Just as the General is compared to Jesus in the first section (since he comes back to life after three days), Bendición is a parody of the Virgin Mary; Márquez extends this parody when it is revealed that she used to be a sex worker. The General seeks to uphold her sanctity; when Catholicism no longer suits this quest, he makes his own religion. This is comparable to Henry VIII’s ruling to remove the Church of England from Rome’s rule in 1534 when the Catholic Church would not grant him an annulment. The travels of Bendición’s body alongside the expulsion of the Church once she isn’t granted sainthood suggest the political use of religion to suit a regime’s needs.
When Bendición dies, the General orders her rotting body to be carried around the nation for viewing. This section reflects The Impact of Corruption on the Human Body. The General is so corrupt that he attempts to control natural processes of decay and, in turn, control the people by passing it off as a miracle. The treatment of her body becomes the nexus of the conflict between nature and manmade power throughout the novel. She cannot be carted around a hot and humid climate without falling apart. Those responsible for her body deform its organic processes so much that she does, in fact, stay intact. While bodies are torn apart and ravaged throughout the novel in a corrupt political regime, this section is singular in its presentation of the General attempting to keep the human body intact.

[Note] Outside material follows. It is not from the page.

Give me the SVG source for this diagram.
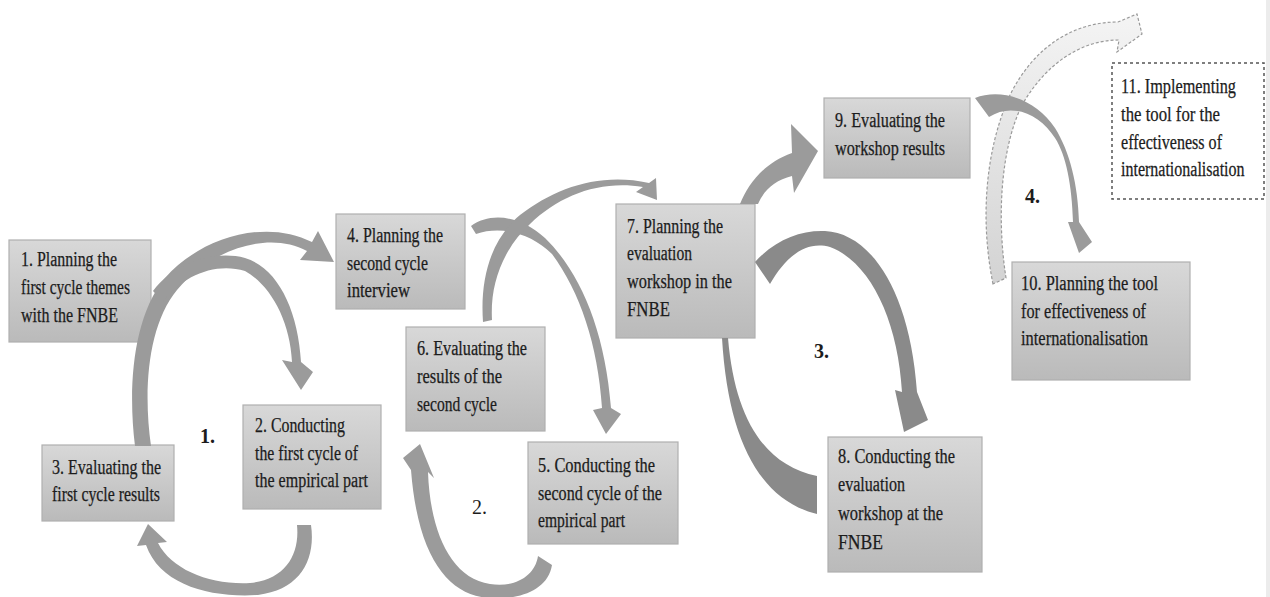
<svg xmlns="http://www.w3.org/2000/svg" width="1270" height="597" viewBox="0 0 1270 597">
<defs>
<linearGradient id="boxg" x1="0" y1="0" x2="0" y2="1">
<stop offset="0" stop-color="#d8d8d8"/>
<stop offset="1" stop-color="#bababa"/>
</linearGradient>
<linearGradient id="dashg" x1="0" y1="1" x2="0" y2="0">
<stop offset="0" stop-color="#d3d3d3"/>
<stop offset="1" stop-color="#f4f4f4"/>
</linearGradient>
<style>
.box{fill:url(#boxg);stroke:#b0b0b0;stroke-width:1.2}
.dbox{fill:#ffffff;stroke:#555;stroke-width:1.5;stroke-dasharray:3 3}
.t{font-family:"Liberation Serif",serif;font-size:20px;fill:#1c1c1c;stroke:#1c1c1c;stroke-width:0.25}
.lab{font-family:"Liberation Serif",serif;font-size:20px;fill:#1c1c1c}
.b{font-weight:bold}
.arr{fill:#9b9b9b}
.arrd{fill:#8a8a8a}
.arrx{fill:url(#dashg);stroke:#9a9a9a;stroke-width:1.2;stroke-dasharray:3 2}
</style>
</defs>
<rect x="0" y="0" width="1270" height="597" fill="#ffffff"/>
<rect x="1266" y="0" width="4" height="597" fill="#ececec"/>

<g id="n1"><rect class="box" x="9" y="240" width="142" height="102"/>
<text class="t" x="21" y="266" textLength="96" lengthAdjust="spacingAndGlyphs">1. Planning the</text>
<text class="t" x="21" y="294" textLength="109" lengthAdjust="spacingAndGlyphs">first cycle themes</text>
<text class="t" x="21" y="322" textLength="97" lengthAdjust="spacingAndGlyphs">with the FNBE</text></g>

<g id="n2"><rect class="box" x="243" y="405" width="138" height="104"/>
<text class="t" x="255" y="432" textLength="90" lengthAdjust="spacingAndGlyphs">2. Conducting</text>
<text class="t" x="255" y="460" textLength="103" lengthAdjust="spacingAndGlyphs">the first cycle of</text>
<text class="t" x="255" y="487" textLength="113" lengthAdjust="spacingAndGlyphs">the empirical part</text></g>

<g id="n3"><rect class="box" x="42" y="445" width="132" height="76"/>
<text class="t" x="52" y="474" textLength="109" lengthAdjust="spacingAndGlyphs">3. Evaluating the</text>
<text class="t" x="52" y="501" textLength="108" lengthAdjust="spacingAndGlyphs">first cycle results</text></g>

<g id="n4"><rect class="box" x="336" y="214" width="129" height="95"/>
<text class="t" x="347" y="242" textLength="96" lengthAdjust="spacingAndGlyphs">4. Planning the</text>
<text class="t" x="347" y="270" textLength="81" lengthAdjust="spacingAndGlyphs">second cycle</text>
<text class="t" x="347" y="297" textLength="63" lengthAdjust="spacingAndGlyphs">interview</text></g>

<g id="n5"><rect class="box" x="528" y="442" width="150" height="102"/>
<text class="t" x="538" y="472" textLength="117" lengthAdjust="spacingAndGlyphs">5. Conducting the</text>
<text class="t" x="538" y="500" textLength="124" lengthAdjust="spacingAndGlyphs">second cycle of the</text>
<text class="t" x="538" y="527" textLength="87" lengthAdjust="spacingAndGlyphs">empirical part</text></g>

<g id="n6"><rect class="box" x="406" y="327" width="139" height="104"/>
<text class="t" x="417" y="355" textLength="110" lengthAdjust="spacingAndGlyphs">6. Evaluating the</text>
<text class="t" x="417" y="383" textLength="85" lengthAdjust="spacingAndGlyphs">results of the</text>
<text class="t" x="417" y="411" textLength="80" lengthAdjust="spacingAndGlyphs">second cycle</text></g>

<g id="n7"><rect class="box" x="616" y="204" width="139" height="134"/>
<text class="t" x="627" y="233" textLength="96" lengthAdjust="spacingAndGlyphs">7. Planning the</text>
<text class="t" x="627" y="260" textLength="65" lengthAdjust="spacingAndGlyphs">evaluation</text>
<text class="t" x="627" y="288" textLength="105" lengthAdjust="spacingAndGlyphs">workshop in the</text>
<text class="t" x="627" y="316" textLength="43" lengthAdjust="spacingAndGlyphs">FNBE</text></g>

<g id="n8"><rect class="box" x="828" y="437" width="154" height="135"/>
<text class="t" x="838" y="463" textLength="117" lengthAdjust="spacingAndGlyphs">8. Conducting the</text>
<text class="t" x="838" y="491" textLength="67" lengthAdjust="spacingAndGlyphs">evaluation</text>
<text class="t" x="838" y="520" textLength="105" lengthAdjust="spacingAndGlyphs">workshop at the</text>
<text class="t" x="838" y="549" textLength="45" lengthAdjust="spacingAndGlyphs">FNBE</text></g>

<g id="n9"><rect class="box" x="824" y="98" width="146" height="80"/>
<text class="t" x="835" y="127" textLength="110" lengthAdjust="spacingAndGlyphs">9. Evaluating the</text>
<text class="t" x="835" y="155" textLength="110" lengthAdjust="spacingAndGlyphs">workshop results</text></g>

<g id="n10"><rect class="box" x="1012" y="262" width="178" height="118"/>
<text class="t" x="1021" y="290" textLength="137" lengthAdjust="spacingAndGlyphs">10. Planning the tool</text>
<text class="t" x="1021" y="318" textLength="125" lengthAdjust="spacingAndGlyphs">for effectiveness of</text>
<text class="t" x="1021" y="345" textLength="127" lengthAdjust="spacingAndGlyphs">internationalisation</text></g>

<g id="n11"><rect class="dbox" x="1112" y="63" width="152" height="136"/>
<text class="t" x="1121" y="93" textLength="115" lengthAdjust="spacingAndGlyphs">11. Implementing</text>
<text class="t" x="1121" y="121" textLength="99" lengthAdjust="spacingAndGlyphs">the tool for the</text>
<text class="t" x="1121" y="149" textLength="101" lengthAdjust="spacingAndGlyphs">effectiveness of</text>
<text class="t" transform="translate(1121,176) scale(0.8,1)" x="0" y="0">internationalisation</text></g>

<g id="connectors">
<path class="arr" d="M135,446 C128,390 132,318 165,278 C200,238 265,218 312,242 L318,231 L334,262 L300,260 L307,251 C268,230 210,250 177,290 C148,325 143,390 151,446 Z"/>
<path class="arr" d="M153,291 C175,262 215,250 245,258 C278,268 298,310 301,362 L313,372 L301,390 L282,360 L292,362 C290,320 270,285 245,271 C215,262 182,276 163,302 Z"/>
<path class="arr" d="M311,525 C316,560 300,590 258,595 C210,598 160,585 146,545 L137,546 L148,524 L167,542 L158,543 C172,570 210,585 250,583 C285,580 300,555 297,525 Z"/>
<path class="arr" d="M471,226 C490,212 520,215 545,238 C580,272 605,330 611,408 L621,414 L606,434 L593,410 L602,408 C598,345 580,292 552,254 C530,232 500,226 476,234 Z"/>
<path class="arr" d="M483,322 C480,280 490,240 520,215 C555,188 600,172 649,183 L656,178 L657,200 L636,192 L643,187 C600,180 560,195 530,224 C502,250 490,285 492,320 Z"/>
<path class="arr" d="M552,565 C548,590 520,600 490,598 C450,596 418,560 411,470 L403,458 L420,444 L434,478 L428,472 C430,530 450,578 490,584 C515,588 535,576 538,556 Z"/>
<path class="arr" d="M740,204 C748,185 762,164 792,153 L791,124 L818,151 L794,193 L792,176 C775,180 764,190 758,204 Z"/>
<path class="arrd" d="M755,262 C775,240 800,230 825,231 C870,233 910,290 917,392 L928,420 L904,432 L895,390 L902,392 C898,320 870,262 830,247 C805,240 785,258 770,284 Z"/>
<path class="arrd" d="M817,514 C760,500 728,440 722,338 L728,338 C735,420 765,465 817,476 Z"/>
<path class="arrx" d="M993,284 C980,220 985,150 1010,95 C1035,45 1075,22 1118,22 L1137,14 L1142,34 L1117,52 L1119,40 C1080,40 1045,65 1022,105 C1000,150 997,220 1006,278 Z"/>
<path class="arr" d="M975,98 C1000,88 1035,98 1055,128 C1070,152 1078,185 1079,222 L1092,242 L1079,253 L1068,222 L1073,222 C1072,185 1066,155 1055,138 C1040,114 1012,102 989,117 Z"/>
</g>

<g id="labels">
<text class="lab b" x="200" y="443">1.</text>
<text class="lab" x="472" y="514">2.</text>
<text class="lab b" x="814" y="358">3.</text>
<text class="lab b" x="1025" y="203">4.</text>
</g>
</svg>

The General’s relationship to Leticia Nazareno reflects the profanity and extremity of his power. As a missionary nun, Leticia is first sent away from the nation under the General’s edict that all religious symbols and positions be expelled, and then returned to him in a pine box marked as an export of champagne glasses. Márquez hence compares Leticia to a commodity traded and controlled by the General. Later, the General’s hernia ruptures and feces as well as semen erupt from his body while Leticia has desecrated her sacred vows to God against her will. The moment of pleasure is accompanied by pain, becoming yet another reminder of the limits of the General’s power.